Any greenfield project developed now would not be producing for at least five years (if it could be developed) and, I believe, would have to earn refining margins at or near current rates for over ten years after that to breakeven.
Posted by: Jack | May 24, 2005 at 09:40 AM
Hi Nancy -
Yes, there is a lot of oil left. The question is whether it can be extracted economically. Right now it seems to my economically limited mind that pumping and refinery capacity along with political factors (like that little difficulty in Iraq) are more limiting than reserves.
Another way I disagree with the Peak Oilers that didn't come out in JLK's article is that I believe that rising oil prices will bring in alternative sources like the Canadian tar sands and nuclear power which will become more economic as they are developed in response to the need.

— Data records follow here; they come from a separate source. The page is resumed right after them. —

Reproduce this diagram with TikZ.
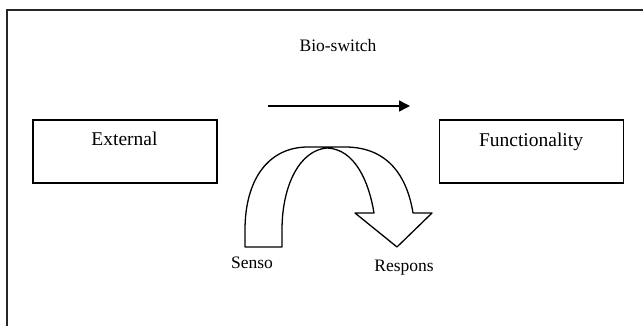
\documentclass[tikz,border=0pt]{standalone}
\usepackage{fontspec}
\setmainfont{Liberation Serif}
\usetikzlibrary{arrows.meta}
\begin{document}
\begin{tikzpicture}[x=1pt,y=-1pt,
  boxstyle/.style={draw,line width=1.6pt,minimum width=184pt,minimum height=63pt,inner sep=0pt},
  lbl/.style={anchor=base,inner sep=0pt,font=\fontsize{17.5}{20}\selectfont},
  boxlbl/.style={anchor=base,inner sep=0pt,font=\fontsize{19.5}{22}\selectfont},
  curv/.style={line width=1.3pt,line join=round}]
\useasboundingbox (0,0) rectangle (643,326);
% frame
\draw[line width=2.4pt,black!85] (7,330) -- (7,10) -- (647,10);
% boxes
\node[boxstyle] (ext) at (125,151.5) {};
\node[boxstyle] (fun) at (531.5,151.5) {};
\node[boxlbl] (extt) at (124.5,146) {External};
\node[boxlbl] (funt) at (531,147) {Functionality};
% bio-switch
\node[lbl] (bio) at (338,52) {Bio-switch};
\coordinate (a1) at (268,106);
\coordinate (a2) at (410,106);
\draw[line width=1.5pt,-{Triangle[length=11pt,width=11pt]}] (a1) -- (a2);
% curved arrow
\coordinate (ol) at (245,247);
\coordinate (il) at (282,247);
\coordinate (ie) at (374,213);
\coordinate (oe) at (413,213);
\coordinate (hl) at (355,213);
\coordinate (hr) at (432,213);
\coordinate (tip) at (397,247);
\draw[curv] (ol) -- (245,230) .. controls (245,180) and (268,147) .. (308,147)
  -- (345,147) .. controls (392,147) and (408,182) .. (oe) -- (hr) -- (tip) -- (hl) -- (ie)
  .. controls (369,182) and (355,149) .. (327,148)
  .. controls (300,150) and (282,185) .. (282,230) -- (il) -- cycle;
\node[lbl] (senso) at (252,268) {Senso};
\node[lbl] (resp) at (404,271) {Respons};
\end{tikzpicture}
\end{document}
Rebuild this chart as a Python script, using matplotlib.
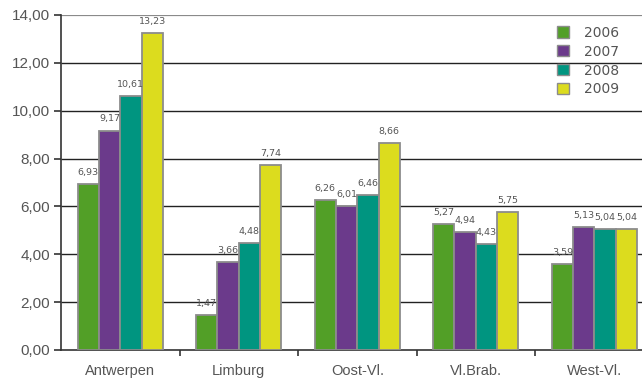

For some of my agreements, see my original article as linked by JLK or here: http://whirledview.typepad.com/whirledview/2005/05/peak_oil.html
Posted by: CKR | May 24, 2005 at 08:26 AM
Hi CKR,
I am relatively new to Peak Oil so I was very interested to see your response. However, it seems that you are saying that there still is a lot of oil left, which does not seem to be disputed by any peak oilers.
But perhaps I am misunderstanding you?
Also, what suggestions of Peak Oil do you see as worth taking seriously.